I was writing files using
l_file := utl_file.fopen('OUT', 'a.txt', 'w');
utl_file.put_line(l_file, 'Rosëttenville');
but I changed this to
l_file := utl_file.fopen_nchar('OUT', 'a.txt', 'w', 32767);
utl_file.put_line_nchar(l_file, 'Rosëttenville');
when I found out that the extended ASCII (characters above code 127) were not written out correctly. However the second unicode version also does not write the extended characters correctly. Instead of Rosëttenville I'm getting Rosëttenville. Anyone know how to fix this?
You haven't said what your database character set is, and thus whether it's legitimate to have 'extended ascii' (probably 8859-1, with chr(235)
in this case) in a string, or if this is just a demo. Either way, I think, your problem is trying to implicitly convert a non-unicode string.
ë
is code point EB, which is also UTF-8 C3 AB
. You're getting separate characters Ã
(code point C3) and «
(code point AB). So it can't do a direct translation from chr(235)
, which is 0x00EB
, to U+00EB
. It seems to be going via the UTF-8 C3 AB
as two separate characters. I'm not going to try to understand exactly why...

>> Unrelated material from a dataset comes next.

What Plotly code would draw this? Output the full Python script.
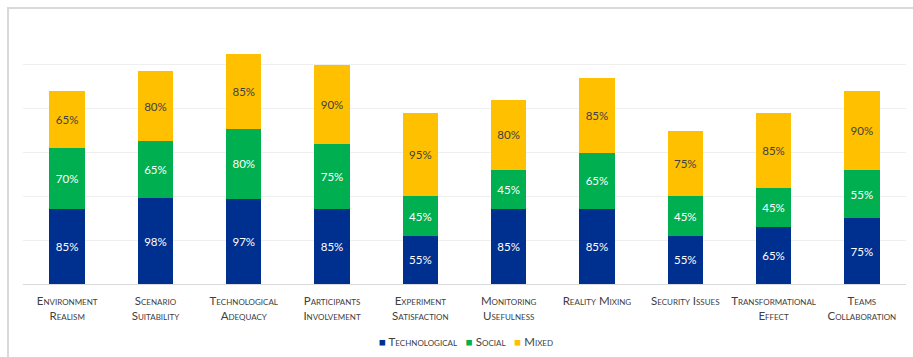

You can either use the convert
function:
l_file := utl_file.fopen('OUT', 'a.txt', 'w');
utl_file.put_line(l_file,
convert('Rosëttenville', 'WE8ISO8859P1', 'UTF8'));
... or, as use of that is discourage by Oracle, the utl_raw.convert
function:
l_file := utl_file.fopen('OUT', 'a.txt', 'w');
utl_file.put_line(l_file,
utl_raw.cast_to_varchar2(utl_raw.convert(utl_raw.cast_to_raw('Rosëttenville'),
'ENGLISH_UNITED KINGDOM.WE8ISO8859P1', 'ENGLISH_UNITED KINGDOM.UTF8')));
Both give me the value you want, and your original gave me the same value you saw (where my DB character set is AL32UTF8
in 11gR2 on Linux). If your DB character set is not Unicode, your national character set certainly appears to be (it isn't clear in the question if you got the same output with both attempts), so the nchar
version should work instead:
l_file := utl_file.fopen_nchar('OUT', 'a.txt', 'w', 32767);
utl_file.put_line_nchar(l_file,
utl_raw.cast_to_varchar2(utl_raw.convert(utl_raw.cast_to_raw('Rosëttenville'),
'ENGLISH_UNITED KINGDOM.WE8ISO8859P1', 'ENGLISH_UNITED KINGDOM.UTF8')));
It would probably be better to be working with Unicode values in the first place, particularly if you currently have a mix of 'extended ascii' and other string types in a table; applying the conversion to everything in that case might give some odd results...